If this makes sense as a separate issue & discussion & PR I will open an issue and we can have the conversation there. If it makes sense to integrate this into this PR we can keep it here. Just let me know what you would prefer.

Thank you!

DennisHeimbigner commented 1 year ago

Can you describe what HTTP headers are sent and what is their form for including the bearer token? Once I know that, I can advise where to insert it. I is most likely to be in netcdf-c/libdispatch/dhttp.c and netcdf-c/libdispatch/drc.c.

eigenbeam commented 1 year ago

Can you describe what HTTP headers are sent and what is their form for including the bearer token?

Yes, the Earthdata Login (EDL) token (which is generated via a call to an EDL endpoint) is a JWT token, and once obtained, can be passed in the HTTP 'Authorization' header in the following format (where 'ABCD1234WXYZ0987' is the token value obtained from EDL):

Authorization: Bearer ABCD1234WXYZ0987

E.g., in a curl command it would be passed as:

--header 'authorization: Bearer ABCD1234WXYZ0987'

eigenbeam commented 1 year ago

I is most likely to be in netcdf-c/libdispatch/dhttp.c and netcdf-c/libdispatch/drc.c.

Do you have an idea how the API user would provide this using the Java API? I'm new to the lib & codebase, so still trying to tie things together.

For example, if in my client code I'm getting some data using the URL:

https://opendap.uat.earthdata.nasa.gov/collections/C1241426907-NSIDC_CUAT/granules/ATL08_20200103074826_01160605_005_01.h5?dap4.ce=/gt3l_land_segments_latitude

My understanding is I would do:

ucar.nc2.NetcdfFile.open("dap4:https://opendap.uat.earthdata.nasa.gov/collections/C1241426907-NSIDC_CUAT/granules/ATL08_20200103074826_01160605_005_01.h5?dap4.ce=/gt3l_land_segments_latitude")

So the question is where would I provide the token to be used when the underlying HttpDSP class issues the request to the server? Would I precede this NetcdfFile.open() call by providing something in the httpservices package with the token, so that the HttpDSP could use it if available?

DennisHeimbigner commented 1 year ago

Sorry, I misread your message -- thought it was about the c library. As for Java, the corresponding code is in netcdf-java/httpservices. It used the java.net socket and authentication mechanisms as I recall.

eigenbeam commented 1 year ago

Sorry, I misread your message -- thought it was about the c library. As for Java, the corresponding code is in netcdf-java/httpservices. It used the java.net socket and authentication mechanisms as I recall.

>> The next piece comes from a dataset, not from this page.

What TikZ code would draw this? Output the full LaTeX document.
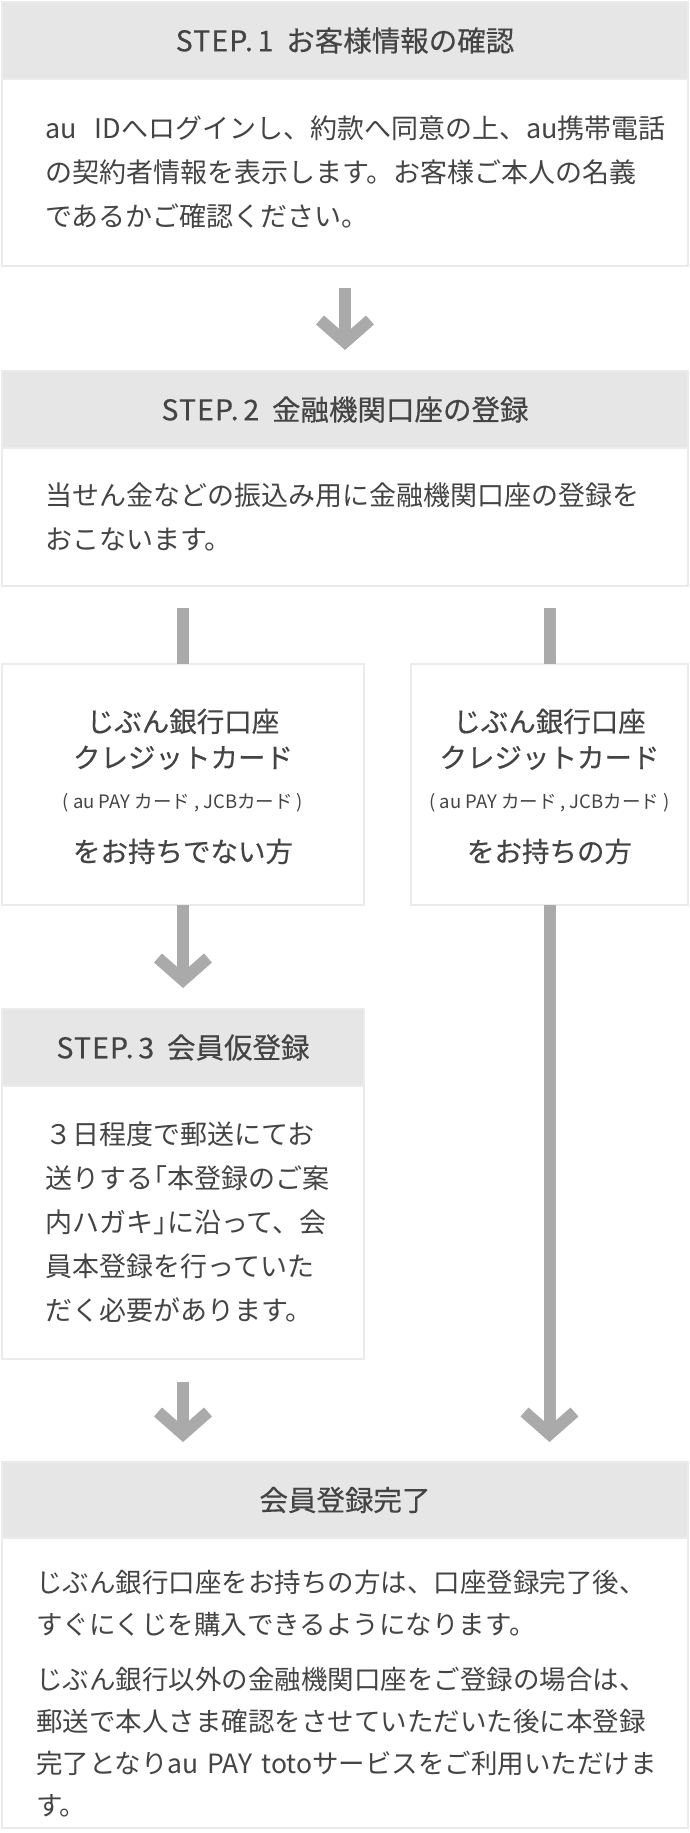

No problem. The httpservices pkg primarily seems to use the Apache Http Client lib (v4.5.x). So going back to my previous post, I'd like to nail down what the API for the user should look like. If a user wants to make a request for a URL served by Earthdata OPeNDAP and they have an Earthdata Login (EDL) token that needs to be passed in the header when the OPeNDAP request is made, would this change be confined to the httpservices package then? I.e., would the user do something like:

HttpSession.setGlobalCredentialsProvider(myAuthHeaderProvider)

followed by

ucar.nc2.NetcdfFile.open("dap4:https://opendap.uat.earthdata.nasa.gov/collections/C1241426907-NSIDC_CUAT/granules/ATL08_20200103074826_01160605_005_01.h5?dap4.ce=/gt3l_land_segments_latitude")

If so, then I believe I can confine this change to the httpservices package and make it independent of this DAP4 refactor PR. On the other hand, if you think this should be done by changing something in the DAP4 packages that you are refactoring, then I'd want to coordinate with you on that so that my change is compatible with your refactoring (this PR).

DennisHeimbigner commented 1 year ago

Httpservices is our attempt to isolate the http functionality we need. It is used by (at least) opendap and dap4. So the changes you want to make would, I expect, be completely independent of any dap4 (or opendap) changes.

eigenbeam commented 1 year ago

Httpservices is our attempt to isolate the http functionality we need. It is used by (at least) opendap and dap4. So the changes you want to make would, I expect, be completely independent of any dap4 (or opendap) changes.

Excellent. I'll open a separate issue and PR. Thanks!

DennisHeimbigner commented 1 year ago

Disabling because there is no way to fix the errors this causes on Jenkins.